With the holiday season upon us, some people are filled with the anticipation of spending time with loved ones, goodies galore and feasting on favorite dishes filled with extra holiday calories. Less welcome are the calories that those carb-laden meals and delicious candies carry.
“When preparing your holiday dishes, some simple ingredient swaps can transform your foods from high calorie to a healthier lower-calorie alternative. For instance, consider using low-sodium, fat-free chicken broth in dishes like mashed potatoes and dressing, or substituting whole-grain ingredients in muffins and breads. Also, choosing low-fat cheeses, sour cream and milk ingredients are an easy way to cut back on unhealthy fat and calories. Rely on fresh herbs and spices to add flavor to your meats and dishes to cut down on salt intake but not the most important part—the savory taste.”
“We all look forward to the sweet treats that accompany the holiday season. Consider preparing cookies, candies and desserts using sugar-free alternatives, such as Splenda or Truvia. This will allow both diabetic and nondiabetic guests to enjoy something sweet.”
“Eating is as much a visual experience as a physical one. When we fill our meal plates, our minds are satisfied once we have eaten all our food. It doesn’t matter if you fill a 9-inch plate or a 13-inch plate, your brain will believe it is full after eating both. So, serve dinner on smaller plates. By shaving those extra inches off your plate, you can avoid adding inches to your waistline. Also, remember to fill half of your plate with non-starchy vegetables, which are low calorie and help keep hunger at bay.”

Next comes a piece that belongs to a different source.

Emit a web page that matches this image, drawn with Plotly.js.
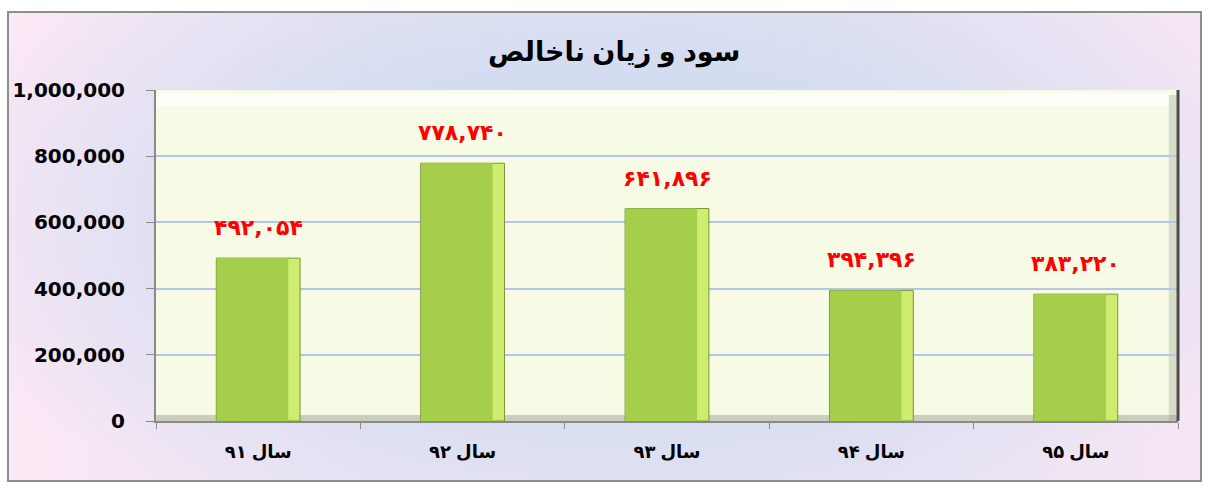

“Avoid the temptation to skip breakfast on the days you know you’re planning to eat a holiday meal. Starting the day off with a nutritious breakfast will prevent you from overeating at mealtime later in the day.”
“Savor the flavorful foods by eating slowly and mindfully, paying close attention to the sensations that each food produces. Take a break between dinner and dessert to give your stomach time to let your brain know if it needs more food.”